I do plan to build a reasonable sans-io MQTT core eventually. Ideally I'd then be able to teach the current paho.mqtt.Client class to use that (should be a net reduction in code size …). Assuming that its maintainers are amenable to this, which I'm a bit skeptical about, but we'll see. In the meantime I've submitted a somewhat less intrusive clean-up patch to them.

https://github.com/eclipse/paho.mqtt.python/pull/845

smurfix commented 1 month ago

@empicano asyncio taskgroups may have the same name, but not the same features of anyio taskgroups. For instance, they don't have cancel scopes; you need to cancel the task the group runs in, which is not the same thing. There are other differences which @agronholm is way more qualified than I am to educate people about. ;-)

As to changing the interface, my patch manages not to do that. Admittedly it does this by way of somewhat-invasively subclassing the Paho client but frankly the Paho code could do with a bit of improvement. :-/

As far as "filtered_messages", IMHO it's far more confusing, or rather detrimental to modularity, to require a central "async with client.messages()" loop to do the message dispatching. You can't do a "this task deals with temperatures and that task deals with humidity" pattern that way. It also requires more CPU.

IMHO it's a question of designing the right interface. The old async with filtered_messages() pattern required the caller to do the subscribe/loop-/unsubscribe dance instead of having the context manager handle it, which I can't see a good reason for. It also risked losing messages, because the filter was attached after subscribing instead of beforehand.

NB 9c6a7f4 documents the new async with client.subscription() interface.
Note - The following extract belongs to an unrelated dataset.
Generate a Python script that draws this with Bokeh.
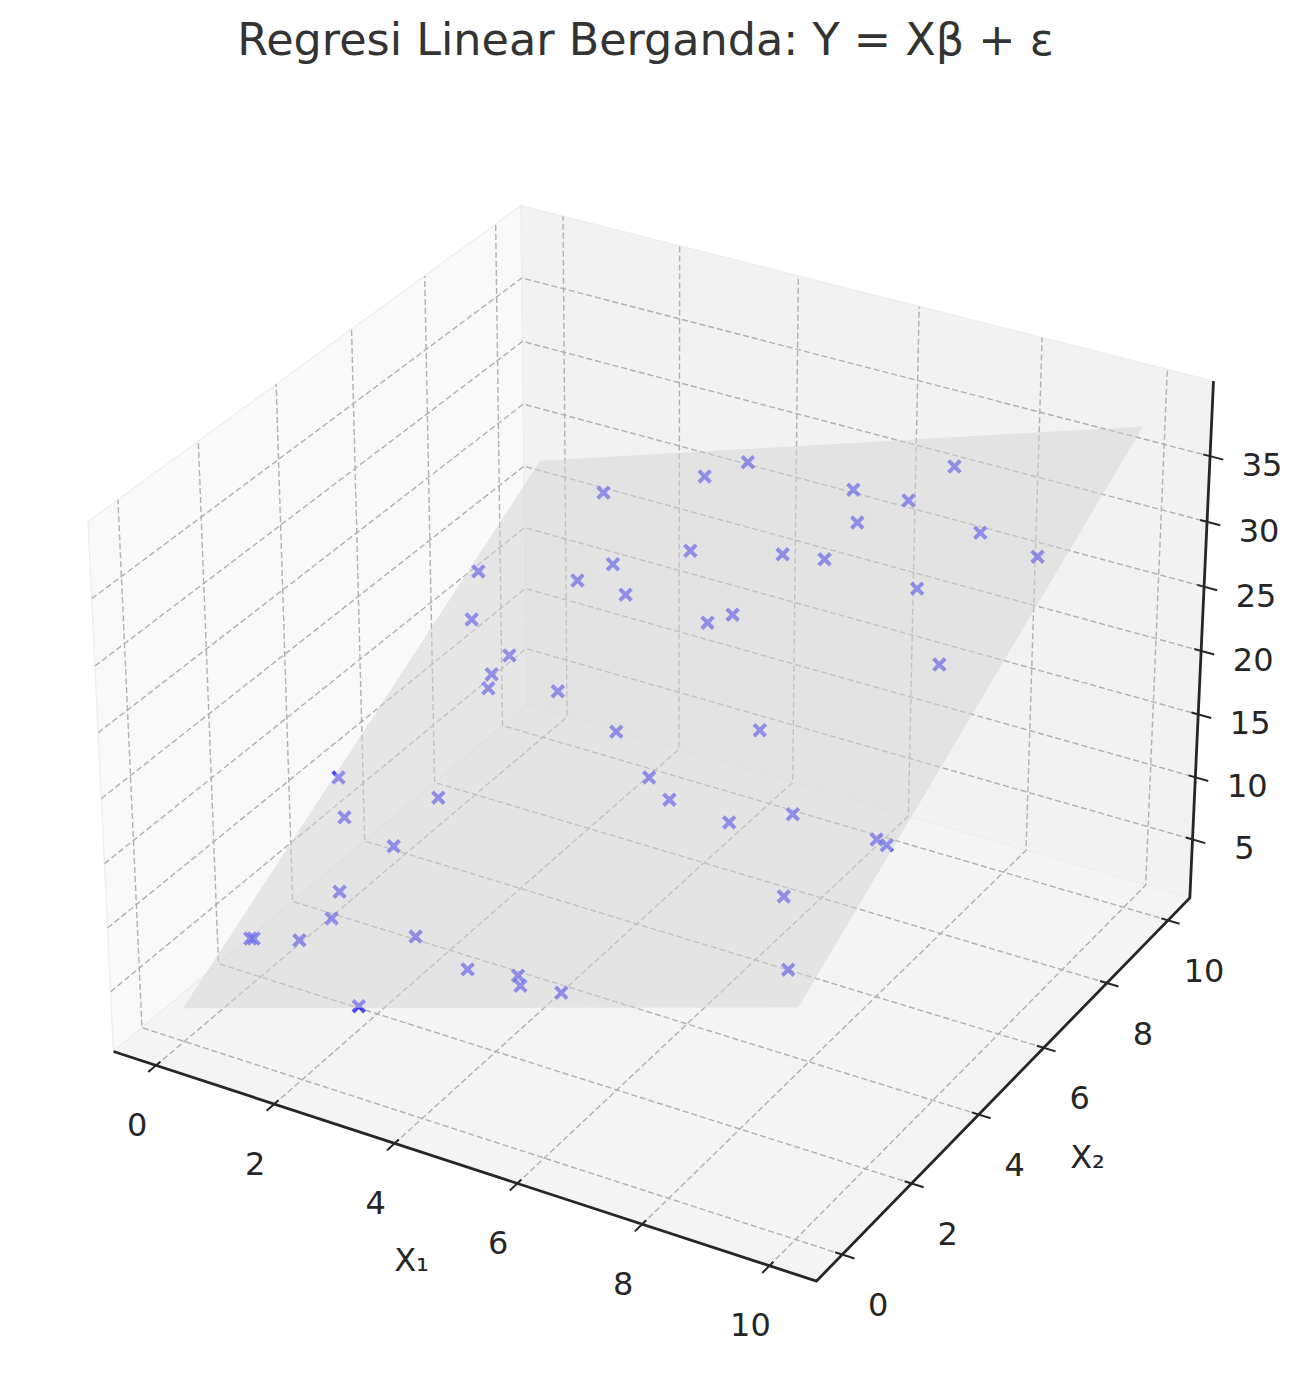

Personally I'd much rather use my example code than the equivalent global-queue example above it (which is more code and less modular, esp. when you add queue-full-error handling) example above it.

agronholm commented 1 month ago

@agronholm Paho-MQTT at least has a working MQTTv5 implementation and complete data classes for all the fiddly bits; reimplementing all that is not exactly trivial, thus the straightest way to working threads-free async-only code was to anyio-ify it by way of a subclass. I'm the first person to admit that this subclass is way more intrusive than any sane programmer should be comfortable with, but you got to start somewhere.

I do plan to build a reasonable sans-io MQTT core eventually. Ideally I'd then be able to teach the current paho.mqtt.Client class to use that (should be a net reduction in code size …). Assuming that its maintainers are amenable to this, which I'm a bit skeptical about, but we'll see. In the meantime I've submitted a somewhat less intrusive clean-up patch to them.

eclipse/paho.mqtt.python#845

Fair enough.

empicano commented 1 month ago

I hope Frederik will still comment here, he can frankly review this better than me. I'll say that I'd be pretty neat to get rid of the threads and clean up the code, I'm just concerned about maintainability when adding as much code as we're already stretched thin as is. I agree that that sans-io "backend" would be really cool to see in aiomqtt 👍


On the interface topic:

You can't do a "this task deals with temperatures and that task deals with humidity" pattern that way.

Maybe I misunderstand you here, I'd say this example in the documentation does that, or not? The flexibility of this approach was in fact one of the main reasons I pushed for the change.

Generally, I want this library to serve the most basic use case (which I think is a single task and queue) as well as possible, with flexibility to use it for as much as possible after that. I'd like to avoid having multiple queues by default, because when we still had filtered_messages we heared multiple times in issues and discussions that this led to confusion and problems.

Apart from that, I'd expect a fixed number of tasks working a single priority queue to fit better in most use cases where we need to process message concurrently, e.g. because the number of messages coming over different topics is often skewed. What do you think about that?

IMHO it's a question of designing the right interface. The old async with filtered_messages() pattern required the caller to do the subscribe/loop-/unsubscribe dance instead of having the context manager handle it, which I can't see a good reason for. It also risked losing messages, because the filter was attached after subscribing instead of beforehand.

In my opinion, subscriptions and routing should be separate. I admit that context managers for subscriptions are elegant, but most of the time we either don't need to unsubscribe (clean session) or don't want to unsubscribe (persistent session) before disconnection. I want this library to support as many use cases as possible, and dynamic un/subscriptions are part of that. We can still have those via task cancellation with the proposed changes, but I'd like to find a simpler solution.

Let me propose an alternative idea to improve the message handling interface:

router = aiomqtt.Router()

@router.match("humidity/+/inside/#")
async def handle(message, client, *args):  # automatically extract wildcards into *args
    print(message.payload)

async with aiomqtt.Client("test.mosquitto.org", routers=[router]) as client:
    await client.subscribe("humidity/#")
    async for message in client.messages:
        await client.route(message)

Where we can process messages concurrently e.g. like this:

router = aiomqtt.Router()

@router.match("humidity/+/inside/#")
async def handle(message, client, *args):  # automatically extract wildcards into *args
    print(message.payload)

async def work(client):
    async for message in client._messages():
        await client.route(message)

async with aiomqtt.Client("test.mosquitto.org", routers=[router]) as client:
    await client.subscribe("humidity/#")
    async with asyncio.TaskGroup() as tg:
        tg.create_task(work(client))
        tg.create_task(work(client))

(.messages is currently broken, for now we use ._messages() to be able to use it multiple times.)

I opened #304 with a proof of concept. I'd be glad to hear what you think!

smurfix commented 1 month ago

Well, the downside of separating subscription and routing is, as your example demonstrates, that the router needs to match every message to all your wildcard patterns. My code uses the fact that the server already did that work.

As to sans-io – in an ideal world that'd be part of Paho and thus not add to aiomqtt's maintainance burden. We'll see.